Breakneck starts at a phenomenal pace. We’re dropped straight into the action as a man armed with a baseball bat is about to exact revenge on another man he suspects of sleeping with his wife. What follows in the first frantic moments of the book is a steep escalation of drama, as an almost bewildering array of unknowns converge in a single knot of complex story, which takes the rest of the book to unravel.

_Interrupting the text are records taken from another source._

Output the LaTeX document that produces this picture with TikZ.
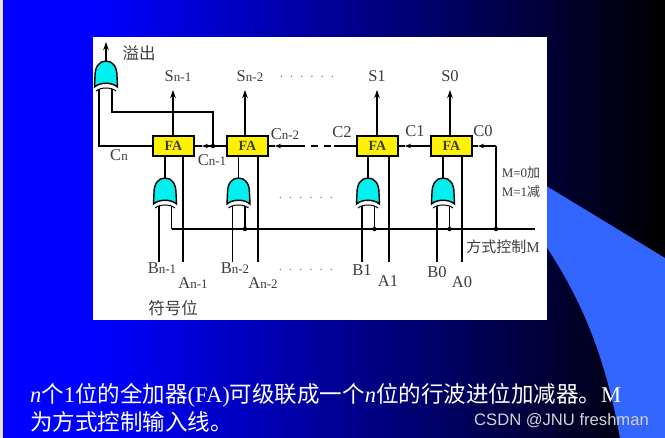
\documentclass[tikz,border=0pt]{standalone}
\usepackage{fontspec}
\setmainfont{Liberation Serif}
\setsansfont{Liberation Sans}
\newfontfamily\cjk{Noto Sans CJK SC}
\usetikzlibrary{arrows.meta,positioning}
\definecolor{slideblue}{RGB}{0,0,255}
\definecolor{swoosh}{RGB}{51,102,255}
\definecolor{gatecyan}{RGB}{0,240,240}
\definecolor{labelgray}{RGB}{60,60,60}
\newcommand{\sbs}[1]{{\fontsize{13}{13}\selectfont #1}}
\newcommand{\dotrow}{.\hspace{7pt}.\hspace{7pt}.\hspace{7pt}.\hspace{7pt}.\hspace{7pt}.}
\tikzset{
    wire/.style={line width=1.2pt, black},
    sigout/.style={wire, -{Stealth[length=8pt,width=5.5pt]}},
    carry/.style={wire, -{Stealth[length=6pt,width=4.5pt]}},
    fabox/.style={draw, line width=1.2pt, fill=yellow, minimum width=41pt, minimum height=20pt, inner sep=0pt, font=\fontsize{14}{14}\selectfont\bfseries, text=labelgray},
    lab/.style={text=labelgray, inner sep=0pt, font=\fontsize{16.5}{16.5}\selectfont},
    cjklab/.style={text=labelgray, inner sep=0pt, font=\fontsize{16.5}{16.5}\selectfont\cjk},
    smalllab/.style={text=labelgray, inner sep=0pt, font=\fontsize{13}{13}\selectfont},
    dotlab/.style={text=gray, inner sep=0pt, font=\fontsize{13}{13}\selectfont},
    joint/.style={circle, fill=black, minimum size=4.5pt, inner sep=0pt},
    xorgate/.pic={
        \draw [line width=1.4pt, fill=gatecyan] (0,0) .. controls (7,0) and (11,6) .. (11,15) -- (11.5,26)
            .. controls (6,21) and (-6,21) .. (-11.5,26) -- (-11,15) .. controls (-11,6) and (-7,0) .. (0,0) -- cycle;
        \draw [line width=1pt] (-10,30) .. controls (-5,26) and (5,26) .. (10,30);
        \coordinate (-top) at (0,0);
        \coordinate (-l) at (-6,28);
        \coordinate (-r) at (6.5,28);
    }
}
\begin{document}
\begin{tikzpicture}[x=1pt, y=-1pt]
    \useasboundingbox (0,0) rectangle (665,438);
    % slide background
    \fill [slideblue] (0,0) rectangle (100,438);
    \shade [left color=slideblue, right color=black] (100,0) rectangle (665,438);
    \fill [black!12] (0,0) rectangle (3,438);
    \fill [swoosh] (520,170) -- (665,258) -- (665,438) -- (620,438) .. controls (604,350) and (578,285) .. (520,210) -- cycle;
    \fill [white] (93,37) rectangle (547,320);

    % full adders and their xor gates
    \foreach \name/\x/\gx in {n1/173.5/165, n2/247.5/238.5, 1/377.5/368, 0/451.5/443} {
        \node [fabox] (fa\name) at (\x,146) {FA};
        \pic (g\name) at (\gx,178) {xorgate};
        \draw [wire] (g\name-top) -- (g\name-top |- fa\name.south);
    }
    \pic (gov) at (106,61) {xorgate};

    % sum outputs
    \foreach \name/\x in {n1/173, n2/245, 1/377, 0/450} {
        \coordinate (st\name) at (\x,90);
        \draw [sigout] (st\name |- fa\name.north) -- (st\name);
    }
    \node [lab] (sn1) at (178,76) {S\sbs{n-1}};
    \node [lab] (sn2) at (250,76) {S\sbs{n-2}};
    \node [lab] (s1) at (377,76) {S1};
    \node [lab] (s0) at (450,76) {S0};

    % overflow gate
    \coordinate (ovtip) at (106,42);
    \draw [sigout] (gov-top) -- (ovtip);
    \node [cjklab] (ovlab) at (139,53) {溢出};
    \node [joint] (jc) at (213,146) {};
    \coordinate (ovcorner) at (99,146);
    \coordinate (ovturn) at (112,112);
    \draw [wire] (fan1.west) -- (ovcorner) -- (ovcorner |- gov-l);
    \draw [wire] (jc.center) -- (jc |- ovturn) -- (ovturn) -- (ovturn |- gov-r);

    % carry chain
    \coordinate (ctn1) at (202,146);
    \coordinate (ctn2) at (275,146);
    \coordinate (ct1) at (405,146);
    \coordinate (ct0) at (478,146);
    \coordinate (dashr) at (334,146);
    \coordinate (dashl) at (298,146);
    \coordinate (c0turn) at (496,146);
    \node [joint] (jm) at (496,229) {};
    \draw [carry] (jc.center) -- (ctn1);
    \draw [wire] (ctn1) -- (fan1.east);
    \draw [wire] (fan2.west) -- (jc.center);
    \draw [carry] (dashl) -- (ctn2);
    \draw [wire] (ctn2) -- (fan2.east);
    \draw [wire, dash pattern=on 7pt off 6pt] (dashl) -- (dashr);
    \draw [wire] (fa1.west) -- (dashr);
    \draw [carry] (fa0.west) -- (ct1);
    \draw [wire] (ct1) -- (fa1.east);
    \draw [carry] (c0turn) -- (ct0);
    \draw [wire] (ct0) -- (fa0.east);
    \draw [wire] (c0turn) -- (jm.center);

    % control line
    \coordinate (mend) at (535,229);
    \coordinate (mstart) at (171.5,229);
    \node [joint] (jn2) at (245,229) {};
    \node [joint] (j1) at (374.5,229) {};
    \node [joint] (j0) at (449.5,229) {};
    \draw [wire] (mstart) -- (mend);
    \draw [wire] (gn1-r) -- (mstart);
    \draw [wire] (gn2-r) -- (jn2);
    \draw [wire] (g1-r) -- (j1);
    \draw [wire] (g0-r) -- (j0);

    % a and b inputs
    \foreach \name/\x in {n1/183, n2/258, 1/389, 0/462} {
        \coordinate (ae\name) at (\x,262);
        \draw [wire] (ae\name |- fa\name.south) -- (ae\name);
        \coordinate (be\name) at (g\name-l |- ae\name);
        \draw [wire] (g\name-l) -- (be\name);
    }

    % labels
    \node [lab] (cn) at (119,155) {C\sbs{n}};
    \node [lab] (cn1) at (212,160) {C\sbs{n-1}};
    \node [lab] (cn2) at (285,134) {C\sbs{n-2}};
    \node [lab] (c2) at (342,132) {C2};
    \node [lab] (c1) at (415,131) {C1};
    \node [lab] (c0) at (483,131) {C0};
    \node [lab] (bn1) at (162,268) {B\sbs{n-1}};
    \node [lab] (an1) at (193,283) {A\sbs{n-1}};
    \node [lab] (bn2) at (235,268) {B\sbs{n-2}};
    \node [lab] (an2) at (263,283) {A\sbs{n-2}};
    \node [lab] (b1) at (362,270) {B1};
    \node [lab] (a1) at (388,281) {A1};
    \node [lab] (b0) at (437,272) {B0};
    \node [lab] (a0) at (462,282) {A0};
    \node [cjklab] (signbit) at (173,308) {符号位};
    \node [smalllab] (madd) at (521,173) {M=0{\cjk 加}};
    \node [smalllab] (msub) at (521,192) {M=1{\cjk 减}};
    \node [lab, font=\fontsize{15}{15}\selectfont] (mctrl) at (503,247) {{\cjk 方式控制}M};
    \node [dotlab] (dotstop) at (307,77) {\dotrow};
    \node [dotlab] (dotsmid) at (306,198) {\dotrow};
    \node [dotlab] (dotslow) at (306,270) {\dotrow};

    % caption
    \node [anchor=west, align=left, text=white, inner sep=0pt, font=\fontsize{22.5}{28}\selectfont] (caption) at (30,408)
        {\textit{n}{\cjk 个}1{\cjk 位的全加器}(FA){\cjk 可级联成一个}\textit{n}{\cjk 位的行波进位加减器。}M\\{\cjk 为方式控制输入线。}};
    \node [anchor=east, inner sep=0pt, text=white!65!gray, font=\sffamily\fontsize{16.6}{16.6}\selectfont] (mark) at (649,421) {CSDN @JNU freshman};
\end{tikzpicture}
\end{document}
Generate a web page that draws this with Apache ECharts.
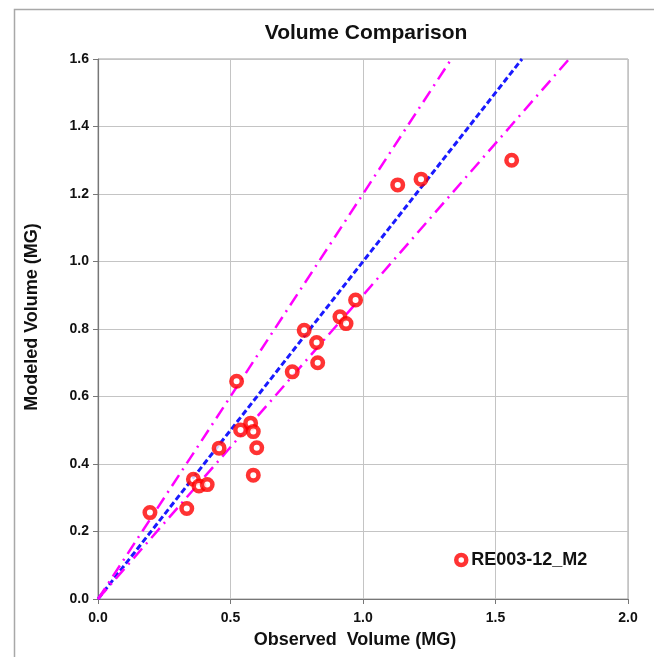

However, once the knot is loosened, much of the intensity of the initial story falls by the wayside. There’s a ticking clock hanging over the proceedings (we’re told at various intervals that there’s only so many minutes until everybody dies), which writer Duane Swierczynski uses to help control the revelation of information. This is done non-chronologically, to keep as much as possible from the reader until the point at which Swierczynski wants to reveal it. As a result, we flip around in time to moments before and after the opening scene, but the ticking clock ensures it’s relatively easy to keep a grasp on what’s happening when.
The narration itself is unusual and, actually, a little annoying. It addresses the reader as if they were the main character (opening with “Your name is Joe Hayward and you’re here to beat the living fuck out of a man”). There’s no love lost between narrator and main character, which drives a wedge between him and the reader, too. It sits a little uncomfortably – I can’t decide whether it’s because it makes the story feel like it needs explanation or because it’s deliberately obfuscating things more than perhaps it needs to.
The art is nothing to write home about but it’s good enough for the job. The cast of characters isn’t broad, so there’s no problem keeping track of who’s who, but the sketchy lack of detail helps cement the feeling that this is a low-fi thriller.
By the time we reach the end, the promise of the beginning has faded somewhat, as it unravels into a more mainstream thriller plot. What initially seems like it’s going to be something a bit different fails to hold on to the spirit of its initial convictions, and ends up along a well-worn path. This, I think, is the book’s ultimate disappointment: a fascinating start point that fails to maintain its promise.